▶ Directions
Extract, unchanged, each line of the listing below from its first line through the line that contains "72, 80, 87.4];", inclusive, and nothing else.
:: Supplied data
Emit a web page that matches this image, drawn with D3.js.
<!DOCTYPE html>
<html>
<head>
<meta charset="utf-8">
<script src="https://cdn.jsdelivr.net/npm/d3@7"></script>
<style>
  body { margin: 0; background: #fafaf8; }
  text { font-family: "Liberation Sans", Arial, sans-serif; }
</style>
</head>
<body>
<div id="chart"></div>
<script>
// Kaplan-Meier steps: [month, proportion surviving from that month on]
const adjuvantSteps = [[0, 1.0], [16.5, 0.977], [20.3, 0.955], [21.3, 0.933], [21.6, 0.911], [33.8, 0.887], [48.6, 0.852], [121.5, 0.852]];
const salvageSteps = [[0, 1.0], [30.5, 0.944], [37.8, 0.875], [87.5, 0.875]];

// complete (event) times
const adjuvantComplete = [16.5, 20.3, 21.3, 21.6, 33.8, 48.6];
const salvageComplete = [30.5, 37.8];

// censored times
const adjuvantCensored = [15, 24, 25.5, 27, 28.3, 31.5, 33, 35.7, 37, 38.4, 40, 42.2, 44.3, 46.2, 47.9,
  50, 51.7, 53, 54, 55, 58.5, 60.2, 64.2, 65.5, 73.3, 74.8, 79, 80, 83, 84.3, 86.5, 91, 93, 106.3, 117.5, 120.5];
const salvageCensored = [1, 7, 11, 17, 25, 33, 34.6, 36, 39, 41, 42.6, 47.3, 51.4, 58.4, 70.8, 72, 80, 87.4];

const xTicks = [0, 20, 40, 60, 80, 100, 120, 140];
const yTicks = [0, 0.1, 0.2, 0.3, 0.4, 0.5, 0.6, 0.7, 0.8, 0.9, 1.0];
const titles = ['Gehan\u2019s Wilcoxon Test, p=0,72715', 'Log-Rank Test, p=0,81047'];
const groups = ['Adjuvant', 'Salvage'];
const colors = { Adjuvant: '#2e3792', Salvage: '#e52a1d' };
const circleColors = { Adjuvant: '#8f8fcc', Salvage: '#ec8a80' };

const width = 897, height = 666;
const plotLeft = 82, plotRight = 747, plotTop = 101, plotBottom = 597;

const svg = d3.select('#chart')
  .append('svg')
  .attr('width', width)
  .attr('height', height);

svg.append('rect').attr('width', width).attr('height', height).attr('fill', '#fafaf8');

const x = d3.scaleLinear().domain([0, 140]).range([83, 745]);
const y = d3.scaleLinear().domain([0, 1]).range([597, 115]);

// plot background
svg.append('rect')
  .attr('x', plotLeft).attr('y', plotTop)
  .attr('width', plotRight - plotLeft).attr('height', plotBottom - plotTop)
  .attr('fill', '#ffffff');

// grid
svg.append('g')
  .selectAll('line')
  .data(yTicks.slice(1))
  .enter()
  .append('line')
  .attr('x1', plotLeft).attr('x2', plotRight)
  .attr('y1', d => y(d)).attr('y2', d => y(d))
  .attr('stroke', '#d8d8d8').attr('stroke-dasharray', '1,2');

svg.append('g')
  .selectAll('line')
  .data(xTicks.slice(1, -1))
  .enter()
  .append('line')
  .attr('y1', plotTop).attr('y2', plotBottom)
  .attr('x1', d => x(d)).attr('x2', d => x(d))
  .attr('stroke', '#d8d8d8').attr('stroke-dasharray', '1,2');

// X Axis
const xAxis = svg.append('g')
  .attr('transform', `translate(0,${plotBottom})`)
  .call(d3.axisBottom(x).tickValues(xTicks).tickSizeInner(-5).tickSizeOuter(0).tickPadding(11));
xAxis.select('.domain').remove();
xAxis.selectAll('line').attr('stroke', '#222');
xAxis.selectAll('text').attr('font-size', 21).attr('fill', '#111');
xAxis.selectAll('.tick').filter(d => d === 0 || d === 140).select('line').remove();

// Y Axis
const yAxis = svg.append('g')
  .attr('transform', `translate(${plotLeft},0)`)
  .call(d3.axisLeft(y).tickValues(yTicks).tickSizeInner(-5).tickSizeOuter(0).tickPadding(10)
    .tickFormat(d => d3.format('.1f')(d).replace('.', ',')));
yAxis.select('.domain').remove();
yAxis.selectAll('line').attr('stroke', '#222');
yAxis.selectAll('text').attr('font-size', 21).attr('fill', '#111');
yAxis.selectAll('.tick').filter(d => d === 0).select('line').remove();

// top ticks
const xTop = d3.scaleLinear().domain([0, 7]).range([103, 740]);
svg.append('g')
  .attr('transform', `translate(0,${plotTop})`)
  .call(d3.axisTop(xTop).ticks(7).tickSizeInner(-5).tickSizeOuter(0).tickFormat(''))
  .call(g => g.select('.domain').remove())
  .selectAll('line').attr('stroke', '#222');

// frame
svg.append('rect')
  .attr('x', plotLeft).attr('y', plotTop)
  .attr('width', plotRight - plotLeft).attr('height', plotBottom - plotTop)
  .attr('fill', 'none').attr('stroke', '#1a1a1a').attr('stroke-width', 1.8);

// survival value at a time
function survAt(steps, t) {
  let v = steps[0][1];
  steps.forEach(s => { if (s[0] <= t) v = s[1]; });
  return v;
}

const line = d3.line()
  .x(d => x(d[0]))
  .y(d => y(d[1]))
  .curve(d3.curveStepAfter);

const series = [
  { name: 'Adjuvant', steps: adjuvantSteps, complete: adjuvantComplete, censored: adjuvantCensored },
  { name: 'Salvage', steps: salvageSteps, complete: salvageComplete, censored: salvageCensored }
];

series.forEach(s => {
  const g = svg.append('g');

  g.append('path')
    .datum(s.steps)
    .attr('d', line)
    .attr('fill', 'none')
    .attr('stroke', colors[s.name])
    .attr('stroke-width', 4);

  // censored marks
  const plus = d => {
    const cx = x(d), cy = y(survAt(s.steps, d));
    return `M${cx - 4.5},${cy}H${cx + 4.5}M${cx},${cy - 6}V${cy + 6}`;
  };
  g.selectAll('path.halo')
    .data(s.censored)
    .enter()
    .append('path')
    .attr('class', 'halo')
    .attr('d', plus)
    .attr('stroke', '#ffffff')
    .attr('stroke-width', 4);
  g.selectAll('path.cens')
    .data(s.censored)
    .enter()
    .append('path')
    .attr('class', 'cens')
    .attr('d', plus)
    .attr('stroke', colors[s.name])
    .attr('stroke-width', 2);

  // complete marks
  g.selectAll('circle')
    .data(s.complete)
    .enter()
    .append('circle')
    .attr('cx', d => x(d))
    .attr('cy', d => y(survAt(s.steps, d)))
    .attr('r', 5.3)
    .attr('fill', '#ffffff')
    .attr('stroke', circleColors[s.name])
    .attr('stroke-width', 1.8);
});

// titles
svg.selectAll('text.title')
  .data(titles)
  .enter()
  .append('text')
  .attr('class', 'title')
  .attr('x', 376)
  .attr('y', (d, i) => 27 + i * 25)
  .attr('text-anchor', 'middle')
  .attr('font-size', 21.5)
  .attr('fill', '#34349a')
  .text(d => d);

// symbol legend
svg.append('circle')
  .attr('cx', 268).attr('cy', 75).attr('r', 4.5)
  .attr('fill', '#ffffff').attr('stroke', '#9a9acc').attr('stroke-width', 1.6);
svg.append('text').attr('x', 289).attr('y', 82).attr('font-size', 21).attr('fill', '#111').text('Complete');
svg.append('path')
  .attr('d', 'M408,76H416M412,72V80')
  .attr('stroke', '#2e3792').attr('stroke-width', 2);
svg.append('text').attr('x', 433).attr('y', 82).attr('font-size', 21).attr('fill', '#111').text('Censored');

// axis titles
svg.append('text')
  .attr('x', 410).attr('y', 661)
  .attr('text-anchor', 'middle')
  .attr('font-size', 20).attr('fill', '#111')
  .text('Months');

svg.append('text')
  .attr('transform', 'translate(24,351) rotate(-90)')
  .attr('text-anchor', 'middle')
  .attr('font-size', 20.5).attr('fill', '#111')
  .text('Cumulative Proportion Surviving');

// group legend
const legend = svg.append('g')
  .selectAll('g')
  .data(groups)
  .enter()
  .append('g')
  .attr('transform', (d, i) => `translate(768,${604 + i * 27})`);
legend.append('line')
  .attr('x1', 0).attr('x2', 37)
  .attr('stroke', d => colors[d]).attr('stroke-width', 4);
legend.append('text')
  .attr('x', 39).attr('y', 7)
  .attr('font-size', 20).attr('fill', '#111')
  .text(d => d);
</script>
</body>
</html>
::::
▶ Task result
Emit a web page that matches this image, drawn with D3.js.
<!DOCTYPE html>
<html>
<head>
<meta charset="utf-8">
<script src="https://cdn.jsdelivr.net/npm/d3@7"></script>
<style>
  body { margin: 0; background: #fafaf8; }
  text { font-family: "Liberation Sans", Arial, sans-serif; }
</style>
</head>
<body>
<div id="chart"></div>
<script>
// Kaplan-Meier steps: [month, proportion surviving from that month on]
const adjuvantSteps = [[0, 1.0], [16.5, 0.977], [20.3, 0.955], [21.3, 0.933], [21.6, 0.911], [33.8, 0.887], [48.6, 0.852], [121.5, 0.852]];
const salvageSteps = [[0, 1.0], [30.5, 0.944], [37.8, 0.875], [87.5, 0.875]];

// complete (event) times
const adjuvantComplete = [16.5, 20.3, 21.3, 21.6, 33.8, 48.6];
const salvageComplete = [30.5, 37.8];

// censored times
const adjuvantCensored = [15, 24, 25.5, 27, 28.3, 31.5, 33, 35.7, 37, 38.4, 40, 42.2, 44.3, 46.2, 47.9,
  50, 51.7, 53, 54, 55, 58.5, 60.2, 64.2, 65.5, 73.3, 74.8, 79, 80, 83, 84.3, 86.5, 91, 93, 106.3, 117.5, 120.5];
const salvageCensored = [1, 7, 11, 17, 25, 33, 34.6, 36, 39, 41, 42.6, 47.3, 51.4, 58.4, 70.8, 72, 80, 87.4];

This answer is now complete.